Five years ago avocados were virtually unheard of in China, but a rapidly growing middle class has seen demand for foreign avocados skyrocket.
Located between the tall office buildings of Beijing’s CBD sits Chaan, a western-style salad bar catering to the city’s increasingly health-conscious army of white-collar workers.
Zhu Hui, 35, is a regular customer of the fruit.
“I first heard about avocados when watching a foreign online video about their nutrition and beauty benefits," she told SBS News.
"Since everyone has become more conscious of their health, avocados have become more popular."
Chaan owner Jiao Jun said he was one of the first in Beijing to serve what's known locally as 'butter fruit’, a gamble that paid off.
“At the start, about five years ago, these dishes didn't sell well," he said.
"Customers just weren't familiar. But in the past year more and more people have approached us asking if we serve avocados."
According to United Nations data, China's avocado market is worth almost one billion dollars.
“We’ve seen an almost ten-fold growth every year since 2012,” Clement Mougenot, an analyst from the China-based Daxue Consulting said.
“It’s likely that we’ll continue to see growth."
While Mexico, Chile and Peru dominate China’s imports, Australian avocado farmers are missing out.
“Australia doesn't have access to China for avocados,” Avocados Australia CEO John Tyas said.
“Avocados are prohibited to enter mainland China from Australia. We're obviously really keen to get access.”
This year avocados were prioritised for market access negotiations with the Australian government.
“A small step forward but a really important step,” Mr Tyas said.
Mr Mougenot said more exporters would lower prices, and make the fruit available outside of major cities.
“When you look at the figures there's definitely space for other market players," he said.

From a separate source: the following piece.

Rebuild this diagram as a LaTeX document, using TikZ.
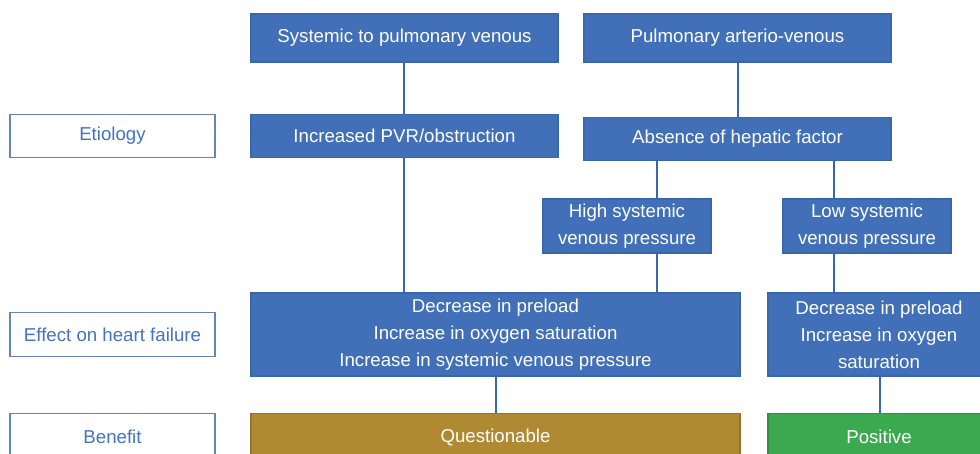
\documentclass[tikz,border=0pt]{standalone}
\usepackage{fontspec}
\setmainfont{Liberation Sans}
\definecolor{boxblue}{HTML}{4170B9}
\definecolor{boxedge}{HTML}{3A66AC}
\definecolor{labelblue}{HTML}{4472C4}
\definecolor{labeledge}{HTML}{6A84B2}
\definecolor{qgold}{HTML}{B08933}
\definecolor{pgreen}{HTML}{3BAA4F}
\tikzset{
  sz/.style 2 args={minimum width=#1*0.75pt, minimum height=#2*0.75pt},
  blk/.style={draw=boxedge, fill=boxblue, text=white, line width=0.8pt, inner sep=0pt, align=center,
    font=\fontsize{14}{20.25}\selectfont},
  lbl/.style={draw=labeledge, fill=white, text=labelblue, line width=1.1pt, inner sep=0pt, align=center,
    font=\fontsize{14}{20.25}\selectfont},
  link/.style={draw=boxedge, line width=1.5pt}
}
\begin{document}
\begin{tikzpicture}[x=0.75pt, y=-0.75pt]
\useasboundingbox (0,0) rectangle (980,453);
\clip (0,0) rectangle (980,453);
% left labels
\node[lbl, sz={205}{43}] (lEt) at (112.5,136) {Etiology};
\node[lbl, sz={205}{44}] (lEf) at (112.5,334.5) {Effect on heart failure};
\node[lbl, sz={205}{47}] (lBe) at (112.5,437) {Benefit};
% top boxes
\node[blk, sz={307}{48}] (s2p) at (404.5,38) {Systemic to pulmonary venous};
\node[blk, sz={307}{48}] (pav) at (737.5,38) {Pulmonary arterio-venous};
\node[blk, sz={307}{43}] (pvr) at (404.5,136) {Increased PVR/obstruction};
\node[blk, sz={307}{43}] (ahf) at (737.5,139) {Absence of hepatic factor};
\node[blk, sz={168}{54}] (hsv) at (627,226) {High systemic\\venous pressure};
\node[blk, sz={168}{54}] (lsv) at (867,226) {Low systemic\\venous pressure};
\node[blk, sz={489}{83}] (dec) at (495.5,334.5) {Decrease in preload\\Increase in oxygen saturation\\Increase in systemic venous pressure};
\node[blk, sz={222}{83}] (decr) at (879,334.5) {Decrease in preload\\Increase in oxygen\\saturation};
\node[blk, fill=qgold, draw=qgold!85!black, sz={489}{47}] (que) at (495.5,437) {Questionable};
\node[blk, fill=pgreen, draw=pgreen!85!black, sz={222}{47}] (pos) at (879,437) {Positive};
% connectors
\draw[link] (s2p.south -| 404,0) -- (pvr.north -| 404,0);
\draw[link] (pvr.south -| 404,0) -- (dec.north -| 404,0);
\draw[link] (pav.south -| 738,0) -- (ahf.north -| 738,0);
\draw[link] (ahf.south -| 657,0) -- (hsv.north -| 657,0);
\draw[link] (ahf.south -| 834,0) -- (lsv.north -| 834,0);
\draw[link] (hsv.south -| 657,0) -- (dec.north -| 657,0);
\draw[link] (lsv.south -| 834,0) -- (decr.north -| 834,0);
\draw[link] (dec.south -| 496,0) -- (que.north -| 496,0);
\draw[link] (decr.south -| 880,0) -- (pos.north -| 880,0);
\end{tikzpicture}
\end{document}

"The avocado right now is quite expensive for most Chinese consumers."
While younger generations of Chinese living in China’s first-tier cities have enthusiastically adopted avocados into their diet, many others have not.
At a wet market 15 minutes drive east from Beijing’s CBD, fruit seller Liu Wei said her first attempt to sell a box of avocados was a failure.
“My husband thought we’d try them, but all our customers think they’re too expensive," she said.
"We definitely lost money and won’t try again.”
But that's not the only problem. Avocados are unrecognisable to most many living residents living in less developed areas of China.
“I’ve never seen that fruit before,” Mrs Li, 85, said.
“It looks strange. Is it edible?” Mrs Ren, 69, said
"it doesn't taste like anything! I wouldn't eat this," after being offered a piece of freshly sliced avocado."
Hoping to boost the China’s appetite is Australian Cassie Wang.
Her newly-opened Beijing cafe Home Grounds is helping to popularise a brunch favourite from her home city, Sydney.
“Our avocado smash is the most ordered breakfast dish on the menu, and I see a lot of Chinese people ordering it and sharing it with their friends," she said.
"We're one of the few places serving it in Beijing so far, but I'm sure there will soon be many others.”